One of the fascinating mysteries of Ancient Rome is the impressive longevity of some of its concrete structures. Beaten by waves for 2,000 years, these structures still remain standing, as resistant as ever, and much more so than Portland cement. So what was their secret?
While our modern marine concrete structures erode in just a few decades, 2000 year old pillars and breakwaters still stay standing, and seem to be more resistant than ever. So what magic chemistry is hiding behind this phenomenon? Could there be a sort of building related old wives recipe that has been lost for at least two millennia? Not only is Roman concrete more durable than anything we can make nowadays, but it also gets stronger over time. For Marie Jackson, a geologist in the University of Utah, the miracle ingredient may be none other than sea water, which, by seeping through the concrete, leads to the deposit of minerals that help hold the Roman concrete together.
Modern concrete is generally made from Portland cement, a mix of silicone sand, limestone, clay, chalk and other ingredients. At the end of production, this substance should be inert, as any undesirable chemical reaction could cause cracks in the concrete, leading to erosion and structural breakdown. This is why modern concrete does not have the same longevity as natural rocks. However, this is not how Roman concrete worked.

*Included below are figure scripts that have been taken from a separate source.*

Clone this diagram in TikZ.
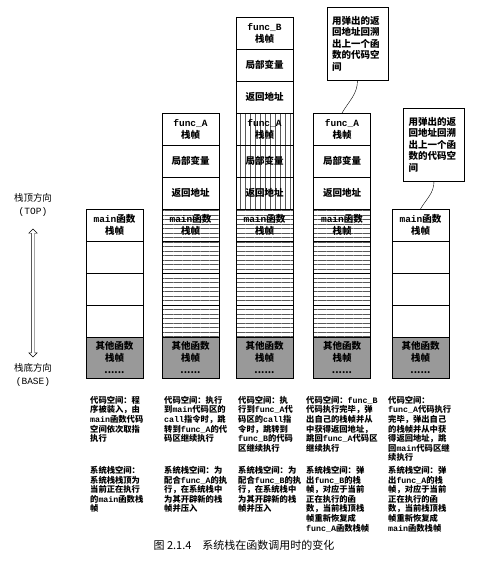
\documentclass[tikz,border=0pt]{standalone}
\usepackage{fontspec}
\setmainfont{Noto Sans CJK SC}
\setmonofont{Liberation Mono}
\usetikzlibrary{positioning,patterns.meta,shapes.arrows}

\begin{document}
\begin{tikzpicture}[
    x=1pt, y=-1pt,
    node distance=0pt,
    cell/.style={rectangle,draw,minimum width=57pt,minimum height=32pt,inner sep=0pt,outer sep=0pt,align=center,font=\fontsize{9.5}{12}\selectfont\bfseries},
    base/.style={cell,minimum height=41pt,fill=black!40},
    hmain/.style={cell,pattern={Lines[angle=0,distance=4.5pt,line width=0.5pt]},pattern color=black!65},
    vfunc/.style={cell,pattern={Lines[angle=90,distance=5pt,line width=0.5pt]},pattern color=black!65},
    note/.style={rectangle,draw,text width=51pt,minimum height=73pt,inner sep=5pt,align=left,font=\fontsize{9.5}{11.5}\selectfont\bfseries},
    desc/.style={anchor=north west,inner sep=0pt,align=left,font=\fontsize{8.3}{9.6}\selectfont\bfseries},
    dirlab/.style={align=center,font=\fontsize{9.5}{12.5}\selectfont}]
    \fill[white] (0,0) rectangle (487,566);
    \useasboundingbox (0,0) rectangle (487,566);

    % 栈方向
    \node[dirlab] (top) at (33,205) {栈顶方向\\\texttt{(TOP)}};
    \node[dirlab] (bot) at (33,375) {栈底方向\\\texttt{(BASE)}};
    \node[double arrow,draw,fill=white,rotate=90,minimum height=128pt,inner sep=1.5pt,double arrow head extend=2.5pt] (dir) at (33,293) {};

    % 第一列：main
    \node[base] (base1) at (114.5,357.5) {其他函数\\栈帧\\......};
    \node[cell,above=of base1] (e1c) {};
    \node[cell,above=of e1c] (e1b) {};
    \node[cell,above=of e1b] (e1a) {};
    \node[cell,above=of e1a] (main1) {\texttt{main}函数\\栈帧};

    % 第二列：调用func_A
    \node[base] (base2) at (190.5,357.5) {其他函数\\栈帧\\......};
    \node[hmain,above=of base2] (m2c) {};
    \node[hmain,above=of m2c] (m2b) {};
    \node[hmain,above=of m2b] (m2a) {};
    \node[hmain,above=of m2a] (main2) {\texttt{main}函数\\栈帧};
    \node[cell,above=of main2] (ret2) {返回地址};
    \node[cell,above=of ret2] (loc2) {局部变量};
    \node[cell,above=of loc2] (fa2) {\texttt{func\_A}\\栈帧};

    % 第三列：调用func_B
    \node[base] (base3) at (264.5,357.5) {其他函数\\栈帧\\......};
    \node[hmain,above=of base3] (m3c) {};
    \node[hmain,above=of m3c] (m3b) {};
    \node[hmain,above=of m3b] (m3a) {};
    \node[hmain,above=of m3a] (main3) {\texttt{main}函数\\栈帧};
    \node[vfunc,above=of main3] (ret3a) {返回地址};
    \node[vfunc,above=of ret3a] (loc3a) {局部变量};
    \node[vfunc,above=of loc3a] (fa3) {\texttt{func\_A}\\栈帧};
    \node[cell,above=of fa3] (ret3b) {返回地址};
    \node[cell,above=of ret3b] (loc3b) {局部变量};
    \node[cell,above=of loc3b] (fb3) {\texttt{func\_B}\\栈帧};

    % 第四列：func_B返回
    \node[base] (base4) at (342,357.5) {其他函数\\栈帧\\......};
    \node[hmain,above=of base4] (m4c) {};
    \node[hmain,above=of m4c] (m4b) {};
    \node[hmain,above=of m4b] (m4a) {};
    \node[hmain,above=of m4a] (main4) {\texttt{main}函数\\栈帧};
    \node[cell,above=of main4] (ret4) {返回地址};
    \node[cell,above=of ret4] (loc4) {局部变量};
    \node[cell,above=of loc4] (fa4) {\texttt{func\_A}\\栈帧};

    % 第五列：func_A返回
    \node[base] (base5) at (420.5,357.5) {其他函数\\栈帧\\......};
    \node[cell,above=of base5] (e5c) {};
    \node[cell,above=of e5c] (e5b) {};
    \node[cell,above=of e5b] (e5a) {};
    \node[cell,above=of e5a] (main5) {\texttt{main}函数\\栈帧};

    % 说明框
    \node[note] (note1) at (357.5,43.5) {用弹出的返\\回地址回溯\\出上一个函\\数的代码空\\间};
    \node[note] (note2) at (434,144.5) {用弹出的返\\回地址回溯\\出上一个函\\数的代码空\\间};
    \draw (note1.south) to[out=-90,in=60] (fa4.north);
    \draw (note2.south) to[out=-90,in=60] (main5.north);

    % 代码空间
    \node[desc] (code1) at (90,396) {代码空间：程\\序被装入，由\\\texttt{main}函数代码\\空间依次取指\\执行};
    \node[desc] (code2) at (164,396) {代码空间：执行\\到\texttt{main}代码区的\\\texttt{call}指令时，跳\\转到\texttt{func\_A}的代\\码区继续执行};
    \node[desc] (code3) at (238,396) {代码空间：执\\行到\texttt{func\_A}代\\码区的\texttt{call}指\\令时，跳转到\\\texttt{func\_B}的代码\\区继续执行};
    \node[desc] (code4) at (306,396) {代码空间：\texttt{func\_B}\\代码执行完毕，弹\\出自己的栈帧并从\\中获得返回地址，\\跳回\texttt{func\_A}代码区\\继续执行};
    \node[desc] (code5) at (388,396) {代码空间：\\\texttt{func\_A}代码执行\\完毕，弹出自己\\的栈帧并从中获\\得返回地址，跳\\回\texttt{main}代码区继\\续执行};

    % 系统栈空间
    \node[desc] (sys1) at (90,466) {系统栈空间：\\系统栈栈顶为\\当前正在执行\\的\texttt{main}函数栈\\帧};
    \node[desc] (sys2) at (164,466) {系统栈空间：为\\配合\texttt{func\_A}的执\\行，在系统栈中\\为其开辟新的栈\\帧并压入};
    \node[desc] (sys3) at (238,466) {系统栈空间：为\\配合\texttt{func\_B}的执\\行，在系统栈中\\为其开辟新的栈\\帧并压入};
    \node[desc] (sys4) at (306,466) {系统栈空间：弹\\出\texttt{func\_B}的栈\\帧，对应于当前\\正在执行的函\\数，当前栈顶栈\\帧重新恢复成\\\texttt{func\_A}函数栈帧};
    \node[desc] (sys5) at (388,466) {系统栈空间：弹\\出\texttt{func\_A}的栈\\帧，对应于当前\\正在执行的函\\数，当前栈顶栈\\帧重新恢复成\\\texttt{main}函数栈帧};

    \node[font=\fontsize{11}{13}\selectfont] (cap) at (244,545) {图 2.1.4\quad 系统栈在函数调用时的变化};
\end{tikzpicture}
\end{document}
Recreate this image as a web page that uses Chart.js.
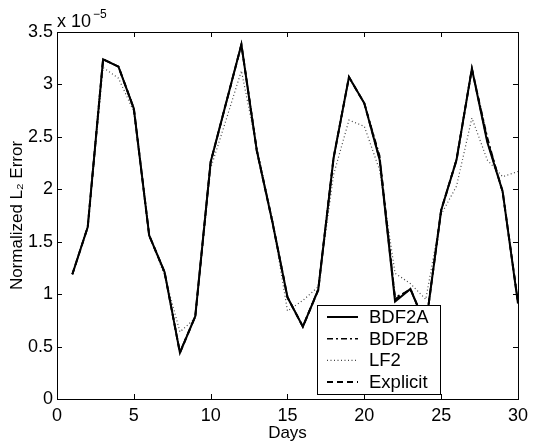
<!DOCTYPE html>
<html>
<head>
<meta charset="utf-8">
<script src="https://cdn.jsdelivr.net/npm/chart.js@4.4.1/dist/chart.umd.min.js"></script>
<style>
  body { margin: 0; background: #fff; }
  canvas { display: block; }
</style>
</head>
<body>
<canvas id="errChart" width="534" height="444"></canvas>
<script>
// values are in units of 1e-5 (axis shows "x 10^-5")
var days = [1, 2, 3, 4, 5, 6, 7, 8, 9, 10, 11, 12, 13, 14, 15, 16, 17, 18, 19, 20, 21, 22, 23, 24, 25, 26, 27, 28, 29, 30];
var bdf2a = [1.19, 1.64, 3.24, 3.17, 2.77, 1.56, 1.21, 0.44, 0.79, 2.26, 2.82, 3.38, 2.37, 1.70, 0.97, 0.69, 1.04, 2.30, 3.07, 2.82, 2.28, 0.93, 1.05, 0.70, 1.80, 2.28, 3.15, 2.45, 1.98, 0.91];
var bdf2b = [1.19, 1.64, 3.24, 3.17, 2.77, 1.56, 1.21, 0.45, 0.79, 2.26, 2.82, 3.38, 2.38, 1.71, 0.97, 0.69, 1.05, 2.30, 3.07, 2.82, 2.32, 0.97, 1.04, 0.71, 1.80, 2.29, 3.15, 2.50, 1.97, 0.93];
var lf2 = [1.19, 1.64, 3.16, 3.06, 2.74, 1.56, 1.18, 0.64, 0.77, 2.20, 2.66, 3.13, 2.40, 1.72, 0.84, 0.94, 1.07, 2.14, 2.66, 2.60, 2.18, 1.20, 1.10, 0.95, 1.76, 2.03, 2.68, 2.28, 2.12, 2.17];
var explicit = [1.19, 1.64, 3.24, 3.17, 2.77, 1.56, 1.21, 0.44, 0.79, 2.26, 2.82, 3.38, 2.37, 1.70, 0.97, 0.69, 1.04, 2.30, 3.07, 2.82, 2.29, 0.95, 1.05, 0.70, 1.80, 2.28, 3.15, 2.47, 1.98, 0.92];
var seriesNames = ['BDF2A', 'BDF2B', 'LF2', 'Explicit'];

var font = 'Liberation Sans, Arial, Helvetica, sans-serif';

function pts(ys) {
    return days.map(function (d, i) { return { x: d, y: ys[i] }; });
}

// matlab style box with inward ticks on all four sides
var boxPlugin = {
    id: 'box',
    afterDatasetsDraw: function (chart) {
        var c = chart.ctx, a = chart.chartArea;
        var xs = chart.scales.x, ys = chart.scales.y;
        c.save();
        c.strokeStyle = '#000';
        c.lineWidth = 1;
        c.strokeRect(a.left + 0.5, a.top + 0.5, a.right - a.left, a.bottom - a.top);
        c.beginPath();
        xs.ticks.forEach(function (t) {
            var px = Math.round(xs.getPixelForValue(t.value)) + 0.5;
            c.moveTo(px, a.bottom); c.lineTo(px, a.bottom - 5);
            c.moveTo(px, a.top); c.lineTo(px, a.top + 5);
        });
        ys.ticks.forEach(function (t) {
            var py = Math.round(ys.getPixelForValue(t.value)) + 0.5;
            c.moveTo(a.left, py); c.lineTo(a.left + 5, py);
            c.moveTo(a.right, py); c.lineTo(a.right - 5, py);
        });
        c.stroke();

        // exponent label
        c.fillStyle = '#000';
        c.textBaseline = 'alphabetic';
        c.font = '18px ' + font;
        c.fillText('x 10', a.left, a.top - 5);
        c.font = '12px ' + font;
        c.fillText('\u22125', a.left + 36, a.top - 14);

        // legend
        var lx = 317, ly = 305, lw = 123, lh = 89;
        c.fillStyle = '#fff';
        c.fillRect(lx, ly, lw, lh);
        c.strokeRect(lx + 0.5, ly + 0.5, lw, lh);
        chart.data.datasets.forEach(function (ds, i) {
            var yy = ly + 12 + i * 21.7;
            c.strokeStyle = ds.borderColor;
            c.lineWidth = ds.borderWidth;
            c.setLineDash(ds.borderDash || []);
            c.beginPath();
            c.moveTo(lx + 10, yy); c.lineTo(lx + 41, yy);
            c.stroke();
            c.setLineDash([]);
            c.fillStyle = '#000';
            c.font = '18.5px ' + font;
            c.textBaseline = 'middle';
            c.fillText(seriesNames[i], lx + 52, yy + 1);
        });
        c.restore();
    }
};

var ctx = document.getElementById('errChart').getContext('2d');
var chart = new Chart(ctx, {
    type: 'line',
    data: {
        datasets: [
            { label: seriesNames[0], data: pts(bdf2a), borderColor: '#000', borderWidth: 2 },
            { label: seriesNames[1], data: pts(bdf2b), borderColor: '#000', borderWidth: 1.5, borderDash: [6, 3, 2, 3] },
            { label: seriesNames[2], data: pts(lf2), borderColor: '#444', borderWidth: 1.2, borderDash: [1, 2.5] },
            { label: seriesNames[3], data: pts(explicit), borderColor: '#000', borderWidth: 2, borderDash: [6, 4] }
        ]
    },
    options: {
        responsive: false,
        animation: false,
        events: [],
        elements: { point: { radius: 0 }, line: { tension: 0 } },
        layout: { padding: { left: 0, right: 12, top: 32, bottom: 0 } },
        plugins: { legend: { display: false }, tooltip: { enabled: false } },
        scales: {
            x: {
                type: 'linear', min: 0, max: 30,
                grid: { display: false, drawTicks: false },
                border: { display: false },
                ticks: { stepSize: 5, color: '#000', padding: 6, font: { family: font, size: 18 } },
                title: { display: true, text: 'Days', color: '#000', padding: { top: 0, bottom: 0 }, font: { family: font, size: 17 } },
                afterFit: function (s) { s.height = 45; }
            },
            y: {
                min: 0, max: 3.5,
                grid: { display: false, drawTicks: false },
                border: { display: false },
                ticks: {
                    stepSize: 0.5, color: '#000', padding: 4, font: { family: font, size: 18 },
                    callback: function (v) { return String(v); }
                },
                title: { display: true, text: 'Normalized L\u2082 Error', color: '#000', padding: { top: 7, bottom: 0 }, font: { family: font, size: 17 } },
                afterFit: function (s) { s.width = 57; }
            }
        }
    },
    plugins: [boxPlugin]
});
</script>
</body>
</html>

The Romans in fact made their concrete by mixing volcanic ash with lime and sea water to form a mortar. They then incorporated pieces of volcanic rock to form the aggregate in the concrete. This was a recipe inspired by volcanic ash which was naturally deposited on the outskirts of Naples. The substance formed was used in numerous architectural structures, including the Pantheon steps and Trajan’s Column in Rome. Huge maritime structures also protected the ports and served as anchor points for ships and warehouses.
To compare the two types of concrete, the researchers collected Roman maritime concrete samples from along the Italian coast. They then charted the samples with the help of an electronic microsope, and carried out microdiffraction and microfluorescence analyses in the Lawrence Berkely National Laboratory in California. Using advanced techniques, they were able to identify all of the mineral products used in ancient concrete over the past few centuries.
By charting the minerals present, the succession of various crystals produced and their crystallographic properties, the researchers observed that Al-tobermorite and another material called phillipsite combined with zeolite, and fused together in the cement matrix. Difficult to synthesise in the laboratory, these minerals develop in the concrete due to the sea water that surrounds them, which slowly dissolves the volcanic ash on the inside and creates space for a reinforced interlayer of crystals to form.
So based on the principle that Roman concrete is more resistant and more durable than modern concrete (which also produces significant carbon dioxide emissions), why don’t we simply take up the old method again? “Because the recipe for Roman concrete is lost forever”, explains the geologist. The Romans in fact had the advantage of using a certain type of volcanic rock that is very rare nowadays. “We therefore need to find alternatives with other rocks,” notes Mary Jackson. “But you will never get the same results.”